GLOBAL - The outlook for Kodak’s UK pension scheme is “worrying” now that parent company Eastman Kodak has filed for bankruptcy protection in the US, but guarantees give hope, law firm Eversheds says.
US company Eastman Kodak announced yesterday that it and its US subsidiaries had filed petitions for chapter 11 business reorganisation in the US Bankruptcy Court in New York.
Giles Orton, partner at UK law firm Eversheds and head of its pensions disputes team, told IPE: “It looks worrying for the UK pension scheme.”
The Kodak Pension Plan in the UK was only 55% funded at the end of 2009, with assets of £874m (€1bn) against a funding target of £1.59bn.
The trustees had agreed an action plan with the UK parent Kodak Ltd, under which it would pay between £30m and £37m every year between 2011 and 2014, after which the sum would increase until the plan was fully funded.
Orton said the Kodak Pension Plan’s main hope lied with the guarantees the trustees had apparently secured with Eastman Kodak in the US.
Eastman Kodak had also given a pension funding guarantee to Kodak Ltd and the trustees of the UK scheme, broadly stating that the plan would be fully funded by the end of 2022.
“They will be able to claim in the US chapter 11 bankruptcy, but they will probably be an unsecured creditor,” said Orton.
It is unknown whether the trustees have taken security over other assets in the US, he added.
A spokesman for the Pension Protection Fund (PPF), which provides compensation to pension scheme members in cases of insolvency or inadequate pension fund assets, said the organisation would not get involved in the matter until there was a UK insolvency at Kodak.
Law firm Hogan Lovells, which represents the Kodak Pension Trustees, declined to comment, while the Pensions Regulator said it was in touch with the UK pension trustees.
The fact the trustees previously sought guarantees in the US suggests they did not think the UK company, Kodak Ltd, was capable alone of dealing with the pension scheme deficit, Orton observed.
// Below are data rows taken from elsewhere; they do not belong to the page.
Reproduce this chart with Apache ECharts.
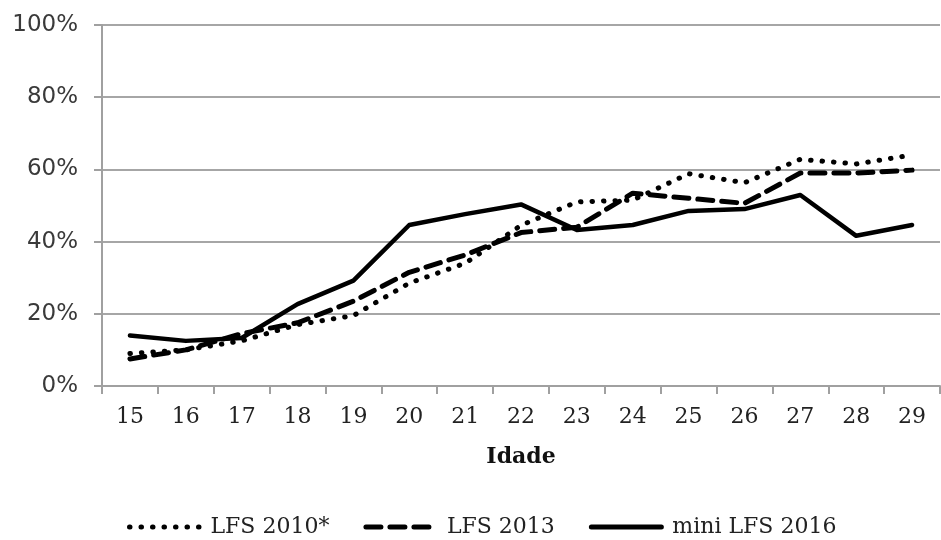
<!DOCTYPE html>
<html>
<head>
<meta charset="utf-8">
<script src="https://cdn.jsdelivr.net/npm/echarts@6/dist/echarts.min.js"></script>
<style>
html,body{margin:0;padding:0;background:#fff;}
#chart{width:941px;height:540px;}
</style>
</head>
<body>
<div id="chart"></div>
<script>
const categories = ['15','16','17','18','19','20','21','22','23','24','25','26','27','28','29'];
const lfs2010 = [9, 10, 12.5, 17, 19.5, 28.5, 34, 44.5, 51, 51.5, 58.8, 56.3, 62.8, 61.5, 64];
const lfs2013 = [7.5, 10, 14.5, 17.5, 23.5, 31.5, 36.3, 42.5, 44, 53.4, 52, 50.6, 59, 59, 59.8];
const mini2016 = [14, 12.5, 13.3, 22.7, 29.2, 44.6, 47.6, 50.3, 43.2, 44.6, 48.5, 49, 52.9, 41.6, 44.6];
const yTicks = [0, 20, 40, 60, 80, 100];
const seriesNames = ['LFS 2010*', 'LFS 2013', 'mini LFS 2016'];

const chart = echarts.init(document.getElementById('chart'), null, {renderer: 'canvas'});
const serif = 'DejaVu Serif';
chart.setOption({
  animation: false,
  backgroundColor: '#fff',
  grid: {left: 102, right: 1, top: 25, bottom: 154, containLabel: false},
  legend: {
    top: 511,
    left: 122,
    itemWidth: 70,
    itemHeight: 14,
    itemGap: 34,
    itemStyle: {opacity: 0},
    lineStyle: {width: 5},
    textStyle: {fontFamily: serif, fontSize: 22, color: '#222', padding: [0, 0, 0, 6]},
    data: seriesNames
  },
  xAxis: {
    type: 'category',
    data: categories,
    boundaryGap: true,
    name: 'Idade',
    nameLocation: 'middle',
    nameGap: 60,
    nameTextStyle: {fontFamily: serif, fontSize: 22, fontWeight: 'bold', color: '#111'},
    axisLine: {lineStyle: {color: '#a0a0a0', width: 2}},
    axisTick: {show: true, length: 8, lineStyle: {color: '#a0a0a0', width: 2}},
    axisLabel: {fontFamily: serif, fontSize: 22, color: '#222', margin: 20}
  },
  yAxis: {
    type: 'value',
    min: yTicks[0],
    max: yTicks[yTicks.length - 1],
    interval: yTicks[1] - yTicks[0],
    axisLine: {show: true, lineStyle: {color: '#a0a0a0', width: 2}},
    axisTick: {show: true, length: 8, lineStyle: {color: '#a0a0a0', width: 2}},
    splitLine: {lineStyle: {color: '#a6a6a6', width: 2}},
    axisLabel: {fontFamily: 'DejaVu Sans', fontSize: 23, color: '#3a3a3a', margin: 24, formatter: '{value}%'}
  },
  series: [
    {
      name: seriesNames[0], type: 'line', data: lfs2010, symbol: 'none',
      lineStyle: {color: '#000', width: 5, type: [0.5, 11], cap: 'round'},
      itemStyle: {color: '#000'}
    },
    {
      name: seriesNames[1], type: 'line', data: lfs2013, symbol: 'none',
      lineStyle: {color: '#000', width: 5, type: [15, 9], cap: 'round'},
      itemStyle: {color: '#000'}
    },
    {
      name: seriesNames[2], type: 'line', data: mini2016, symbol: 'none', z: 3,
      lineStyle: {color: '#000', width: 4.5, type: 'solid', cap: 'round', join: 'round'},
      itemStyle: {color: '#000'}
    }
  ]
});
</script>
</body>
</html>
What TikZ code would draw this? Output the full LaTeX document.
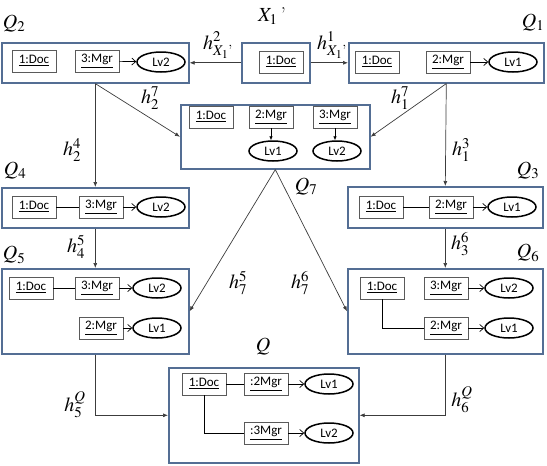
\documentclass[tikz,border=0pt]{standalone}
\usepackage{amsmath}
\usepackage{mathptmx}
\usepackage{fontspec}
\setsansfont{Carlito}
\usepackage{tikz}
\usetikzlibrary{shapes.geometric,arrows.meta,positioning}
\definecolor{boxblue}{RGB}{84,110,148}
\definecolor{objgray}{RGB}{90,90,90}
\definecolor{linegray}{RGB}{60,60,60}

\tikzset{
  query/.style={draw=boxblue, line width=1.6pt, anchor=north west, inner sep=0pt},
  obj/.style={draw=objgray, line width=0.9pt, minimum width=44pt, minimum height=22pt,
    inner sep=2pt, font=\sffamily\fontsize{13}{15}\selectfont},
  lv/.style={ellipse, draw, line width=1.5pt, minimum width=48pt, minimum height=20pt,
    inner sep=0pt, font=\sffamily\fontsize{13}{15}\selectfont},
  hom/.style={draw=linegray, line width=0.7pt, -{Latex[length=5pt,width=4pt]}},
  lnk/.style={line width=0.7pt, -{Straight Barb[length=4pt,width=7pt]}},
  sub/.style={line width=0.7pt, -{Latex[length=4pt,width=3.5pt]}},
  lbl/.style={font=\fontsize{20}{22}\selectfont, inner sep=0pt},
}

\begin{document}
\begin{tikzpicture}[x=1pt,y=-1pt]
\useasboundingbox (0,0) rectangle (547,466);

% query boxes
\node[query, minimum width=187pt, minimum height=40pt] (q2) at (1,42) {};
\node[query, minimum width=68pt, minimum height=40pt] (x1) at (241,42) {};
\node[query, minimum width=195pt, minimum height=40pt] (q1) at (348,42) {};
\node[query, minimum width=189pt, minimum height=64pt] (q7) at (180,104) {};
\node[query, minimum width=187pt, minimum height=40pt] (q4) at (1,187) {};
\node[query, minimum width=195pt, minimum height=41pt] (q3) at (347,186) {};
\node[query, minimum width=187pt, minimum height=85pt] (q5) at (1,268) {};
\node[query, minimum width=195pt, minimum height=85pt] (q6) at (347,268) {};
\node[query, minimum width=190pt, minimum height=95pt] (q) at (168,367) {};

% Q2
\node[obj] (q2doc) at (34,61) {\underline{1:Doc}};
\node[obj] (q2mgr) at (97,61) {\underline{3:Mgr}};
\node[lv] (q2lv) at (161,62) {Lv2};
\draw[lnk] (q2mgr) -- (q2lv);

% X1'
\node[obj] (x1doc) at (281,62) {\underline{1:Doc}};

% Q1
\node[obj] (q1doc) at (377,62) {\underline{1:Doc}};
\node[obj] (q1mgr) at (448,62) {\underline{2:Mgr}};
\node[lv] (q1lv) at (513,62) {Lv1};
\draw[lnk] (q1mgr) -- (q1lv);

% Q7
\node[obj] (q7doc) at (211,117) {\underline{1:Doc}};
\node[obj] (q7mgra) at (271,117) {\underline{2:Mgr}};
\node[obj] (q7mgrb) at (335,117) {\underline{3:Mgr}};
\node[lv] (q7lva) at (273,151) {Lv1};
\node[lv] (q7lvb) at (337,151) {Lv2};
\draw[sub] (q7mgra) -- (q7mgra |- q7lva.north);
\draw[sub] (q7mgrb) -- (q7mgrb |- q7lvb.north);

% Q4
\node[obj] (q4doc) at (34,207) {\underline{1:Doc}};
\node[obj] (q4mgr) at (101,207) {\underline{3:Mgr}};
\node[lv] (q4lv) at (161,207) {Lv2};
\draw[line width=0.7pt] (q4doc) -- (q4mgr);
\draw[lnk] (q4mgr) -- (q4lv);

% Q3
\node[obj] (q3doc) at (381,207) {\underline{1:Doc}};
\node[obj] (q3mgr) at (451,207) {\underline{2:Mgr}};
\node[lv] (q3lv) at (512,207) {Lv1};
\draw[line width=0.7pt] (q3doc) -- (q3mgr);
\draw[lnk] (q3mgr) -- (q3lv);

% Q5
\node[obj] (q5doc) at (31,288) {\underline{1:Doc}};
\node[obj] (q5mgrb) at (97,288) {\underline{3:Mgr}};
\node[lv] (q5lvb) at (157,288) {Lv2};
\node[obj] (q5mgra) at (101,328) {\underline{2:Mgr}};
\node[lv] (q5lva) at (157,328) {Lv1};
\draw[line width=0.7pt] (q5doc) -- (q5mgrb);
\draw[lnk] (q5mgrb) -- (q5lvb);
\draw[lnk] (q5mgra) -- (q5lva);

% Q6
\node[obj] (q6doc) at (382,288) {\underline{1:Doc}};
\node[obj] (q6mgrb) at (446,288) {\underline{3:Mgr}};
\node[lv] (q6lvb) at (509,288) {Lv2};
\node[obj] (q6mgra) at (446,328) {\underline{2:Mgr}};
\node[lv] (q6lva) at (509,328) {Lv1};
\draw[lnk] (q6mgrb) -- (q6lvb);
\draw[line width=0.7pt] (q6doc) |- (q6mgra);
\draw[lnk] (q6mgra) -- (q6lva);

% Q
\node[obj] (qdoc) at (204,384) {\underline{1:Doc}};
\node[obj] (qmgra) at (266,384) {\underline{:2Mgr}};
\node[lv] (qlva) at (329,384) {Lv1};
\node[obj] (qmgrb) at (266,433) {\underline{:3Mgr}};
\node[lv] (qlvb) at (329,433) {Lv2};
\draw[line width=0.7pt] (qdoc) -- (qmgra);
\draw[lnk] (qmgra) -- (qlva);
\draw[line width=0.7pt] (qdoc) |- (qmgrb);
\draw[lnk] (qmgrb) -- (qlvb);

% homomorphisms
\draw[hom] (x1.west) -- (q2.east);
\draw[hom] (x1.east) -- (q1.west);
\draw[hom] (q2.south) -- (q4.north);
\draw[hom] (q2.south) -- (q7.west);
\draw[hom] (q1.south) -- (q7.east);
\draw[hom] (q1.south) -- (q3.north);
\draw[hom] (q4.south) -- (q5.north);
\draw[hom] (q3.south) -- (q6.north);
\draw[hom] (q7.south) -- (q5.east);
\draw[hom] (q7.south) -- (q6.west);
\draw[hom] (q5.south) |- (q.west);
\draw[hom] (q6.south) |- (q.east);

% labels
\node[lbl] (lx1) at (272,16) {$X_1$\,'};
\node[lbl] (lq2) at (14,24) {$Q_2$};
\node[lbl] (lq1) at (533,23) {$Q_1$};
\node[lbl] (lq4) at (15,171) {$Q_4$};
\node[lbl] (lq3) at (528,171) {$Q_3$};
\node[lbl] (lq5) at (14,255) {$Q_5$};
\node[lbl] (lq6) at (528,253) {$Q_6$};
\node[lbl] (lq7) at (306,187) {$Q_7$};
\node[lbl] (lq) at (263,347) {$Q$};
\node[lbl] (hx2) at (218,45) {$h^2_{X_1\text{'}}$};
\node[lbl] (hx1) at (332,45) {$h^1_{X_1\text{'}}$};
\node[lbl] (h27) at (150,98) {$h^7_2$};
\node[lbl] (h17) at (400,98) {$h^7_1$};
\node[lbl] (h24) at (72,150) {$h^4_2$};
\node[lbl] (h13) at (461,150) {$h^3_1$};
\node[lbl] (h45) at (76,247) {$h^5_4$};
\node[lbl] (h36) at (460,244) {$h^6_3$};
\node[lbl] (h75) at (238,283) {$h^5_7$};
\node[lbl] (h76) at (300,283) {$h^6_7$};
\node[lbl] (h5q) at (75,405) {$h^Q_5$};
\node[lbl] (h6q) at (462,400) {$h^Q_6$};
\end{tikzpicture}
\end{document}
“If Kodak in the UK goes into insolvency, then the pension scheme will, at worst, be reliant on the PPF,” he said.
The PPF provides 100% of pension to pensioners and 90% compensation to other scheme members.
The Pensions Regulator in the UK has stepped into some international insolvencies and made Financial Support Directions (FSDs), requiring associated companies to cover pension liabilities in the UK, he said.
“The UK regulator has powers with FSDs that in theory are international, but, in practice, the US courts don’t like them,” Orton said.
Earlier this month, a US Court of Appeals upheld a district court decision that the PPF should not be allowed to access funds of several Nortel units undergoing bankruptcy proceedings.
Nortel Networks UK Pension Plan had been left with a £2.1bn deficit.